Diving for a Diploma
from Wildlife Promise
Do you have a difficult daily commute? Imagine using four modes of transportation (bus, subway, ferry, plus a 10-minute walk) just to attend high school!The students at the New York Harbor School on Governor’s Island make this incredible commitment because their school offers them a unique experience. I knew the school was a high-achieving institution the moment Emily Maxwell, NWF’s Northeast Regional Representative, and I stepped onto the island. We travelled to Governor’s Island to make a pitch for Eco-Schools USA, the international sustainability program for schools that NWF is hosting in the U.S. New York Harbor School’s reputation as a strong, environmentally-focused school made it a definite priority for our outreach. Following a group of tardy students from the ferry dock to the school (understandable given the commute), I heard one young man silence a fellow student and say, “I want to hear nature.” I’m not sure whether his comment was genuine or a bit of theatrics in the presence of visitors, but either way I was impressed.
Having visited hundreds of schools throughout NYC, I was stunned to be welcomed by a large fish tank as I entered the light-filled school lobby, a change from the metal detector greeting that is unfortunately common in many schools. This interplay of man-made and natural elements became a recurring theme as we toured the school with Murray Fisher, the wonderfully zealous founder of the school. We saw it in the garden outside the school entrance that surrounds a basketball court. There it was again in the woodshop where students were building a sloop (a boat used in New York harbor over a hundred years ago) from scratch.The intentionality of this school was quite impressive. While student matriculation is a definite sign of success, New York Harbor School has identified an even more dynamic goal for its students. The hope is that every student will leave the school with an acceptance letter at a four-year college and a professional marine credential. The current tenth-graders will be the first class to take all six of the Career and Technical Education Programs, which include Marine Biology Research, Vessels Operations and Professional/Scientific Diving. That means that these students will graduate from high school with skills that can be used immediately, from captaining a ship to underwater archaeology to designing submersible robots.

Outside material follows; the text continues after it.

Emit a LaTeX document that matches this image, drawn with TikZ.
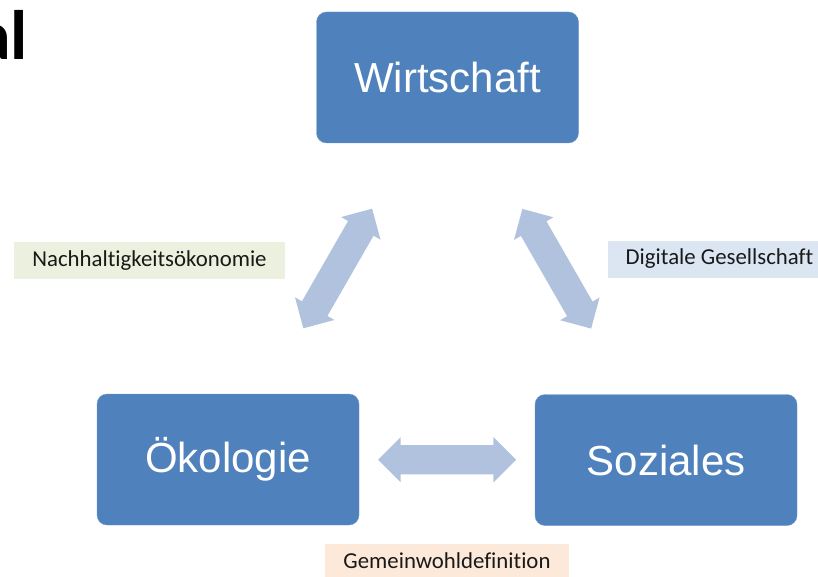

As I begin implementing NWF’s Eco-Schools USA in New York City, I’m encouraged by this example of a school already creating a deeply sustainable environment for its students. It’s not just the oyster restoration lab or advanced compost system in the cafeteria, but the sense of expectation that the school consistently expresses to its students that is so revealing. This community on a 172-acre island in New York Harbor is developing a path toward a bright and balanced future. In one of the classes we observed, roll call was taken for an optional—yet important—scuba diving course occurring over the weekend. One girl mentioned that it was the weekend of National Puerto Rican Day, a much celebrated holiday in NYC. I watched as the students, many of whom where of Latino descent, contemplated whether they could miss the parties, parade and celebration of their heritage to spend two days diving. Given everything else that I saw at New York Harbor School, I wasn’t surprised when many of the students chose the activity that would lead them into an unfamiliar, but limitless future.
Omari Washington is working as an NWF contractor for Eco-Schools USA. He is implementing the program in New York City by conducting outreach, providing resources and leading trainings for sustainability coordinators, teachers and principals throughout the city. Omari is a graduate of Green Mountain College, a small, progressive, environmental liberal arts college in Vermont. He will continue his education in the fall of 2012 by attending Pratt Institute, where we will pursue a Master’s Degree in Urban Environmental Systems Management.